Em suas muitas versões e cortes ao longo dos anos, “Blade Runner: O Caçador de Androides” sempre foi um filme sobre o limite entre realidade e sonho, sobre o que define o que é verdade e o que é fantasia – o que é humano e o que é sintético. Mais do que isso, é uma obra em que se pergunta quem cria essas definições, com que objetivos e com base em quê. E, a partir daí, explora o que acontece quando se começa a perceber as rachaduras nessas convenções.
Trinta e cinco anos depois, sua aguardada continuação, “Blade Runner 2049”, que estreia nesta quinta-feira (5), continua levantando as mesmas questões – ampliadas agora pelos temas e pelos avanços tecnológicos da contemporaneidade. Curiosamente, o protagonista da sequência é um novo modelo de replicante que “corrige os defeitos e as falhas” dos anteriores.

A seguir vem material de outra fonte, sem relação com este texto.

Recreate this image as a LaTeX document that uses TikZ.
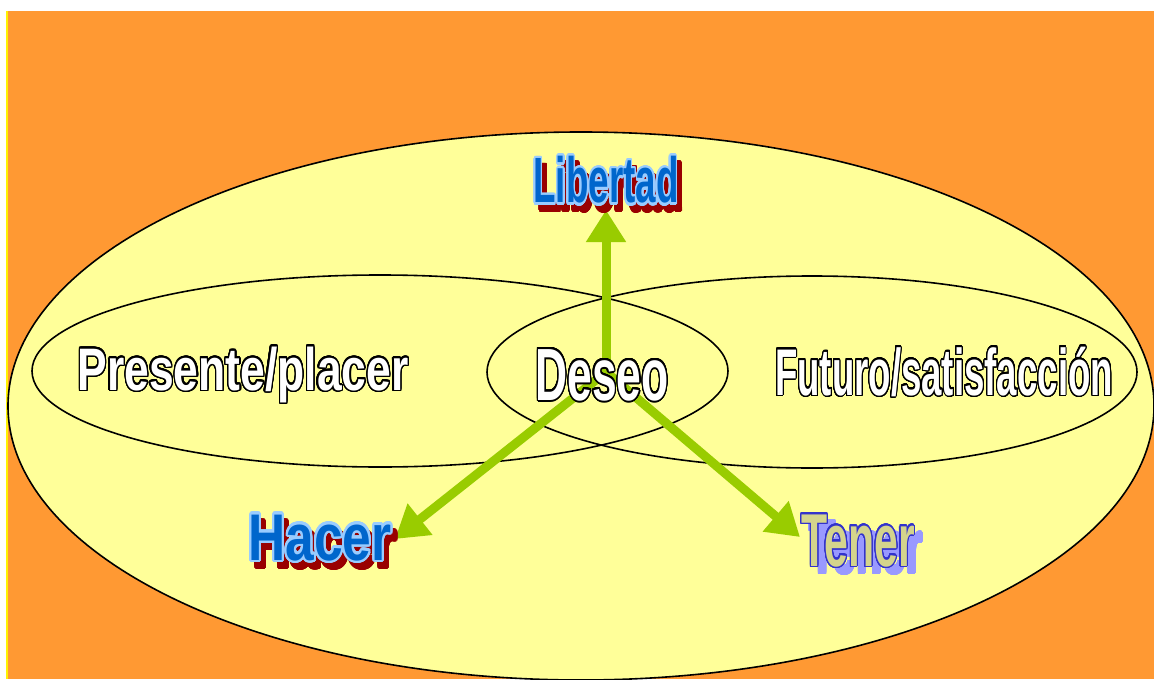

E é exatamente isso que o estúdio tenta fazer com o filme do diretor Denis Villeneuve (“A Chegada”): uma versão mais simples e limpa do original, com trama e execução mais claras, que não alienem o público como o longa de 1982. O resultado funciona, mantendo os temas e a essência do clássico, ainda que perca um pouco de sua originalidade e sua ousadia.
Esse protagonista é o caçador de androides K (Ryan Gosling). E a trama, passada no ano do título, começa quando ele descobre fortes evidências de que uma replicante teria dado à luz um filho décadas atrás. Uma informação bombástica, capaz de “pôr abaixo o muro que separa as espécies” – e que a chefe dele, Joshi (Robin Wright), ordena que K investigue e elimine qualquer vestígio de sua existência.
E, assim como no original, essa investigação externa é também, e principalmente, uma investigação interna. Porque K – diferentemente do Rick Deckard vivido por Harrison Ford – é um replicante que sabe de sua condição e está em paz com isso. Mas, à medida que desvenda seu caso, ele passa a questionar todas as suas certezas sobre as distinções entre as espécies, o que torna alguém humano e no que consiste ter uma alma.
O objetivo de “2049” é tornar essas distinções tão borradas e difusas para o público quanto elas vão se tornando para o protagonista. E é porque a jornada externa espelha essa tempestade interna que os incríveis designs de produção, de Dennis Gassner, e fotografia, de Roger Deakins (ambos de “Skyfall”), são tão fundamentais.
Gassner constrói um futuro tão sujo e decadente quanto o do filme original, com ruas e ambientes externos nada atraentes. Com isso, os espaços sintéticos e as fugas digitais – materializados na namorada virtual do protagonista, Joi (Ana de Armas), uma espécie de Siri futurista – se tornam “realidades” bem mais aconchegantes e agradáveis. O que, em tempos em que as pessoas usam redes sociais e vidas virtuais como bolhas para se protegerem dos terrores do mundo real, não soa como algo muito distante.
E a fotografia de Deakins, abusando do uso de fumaça e do forte contraste entre claro e escuro, torna ainda mais difícil para o espectador distinguir o que é real ou virtual. Isso fica muito na sede da corporação Wallace, responsável pelos novos replicantes, toda construída em tons orgânicos de água e madeira para mascarar a artificialidade produzida ali – e Deakins explora isso ao máximo, alternando o tempo todo entre luz e sombra.
Porque “2049” é, essencialmente, um longa sobre essas cortinas de fumaça. Sobre as mentiras e as histórias que nós criamos para esconder a verdade ou lidar com uma realidade cruel e adversa. E o que interessa ao filme é o que acontece quando essas histórias, de meramente necessárias, passam a soar quase mais reais que a própria verdade – quais as consequências, trágicas ou poéticas, disso.
O roteiro de Hampton Fancher (do original) e Michael Green (“Logan”) nem sempre está à altura disso, com alguns furos e pontos malresolvidos (especialmente envolvendo a personagem de Robin Wright). Mas o longa tenta compensar com a boa direção de Villeneuve, associando a suntuosidade visual de Ridley Scott a seu talento para ambientações tensas e dramáticas; o bom elenco, com destaque para Gosling, carregando nas costas a intensidade do arco de K com sutileza e emoção, e a aparição de Harrison Ford no ato final para amarrar os dois capítulos; e a primorosa fotografia de Deakins, criando um quadro emoldurável atrás do outro – nenhum mais belo que a imagem-síntese do filme, de uma árvore aparentemente estéril, mas que é, sim, capaz de florescer.
A trilha de Hans Zimmer e Benjamin Wallfisch homenageia o trabalho antológico do Vangelis no original, sem ter o mesmo caráter icônico. Esta talvez seja a melhor tradução de “2049”: não é tão revolucionário quanto “Blade Runner”, mas faz jus a seu legado.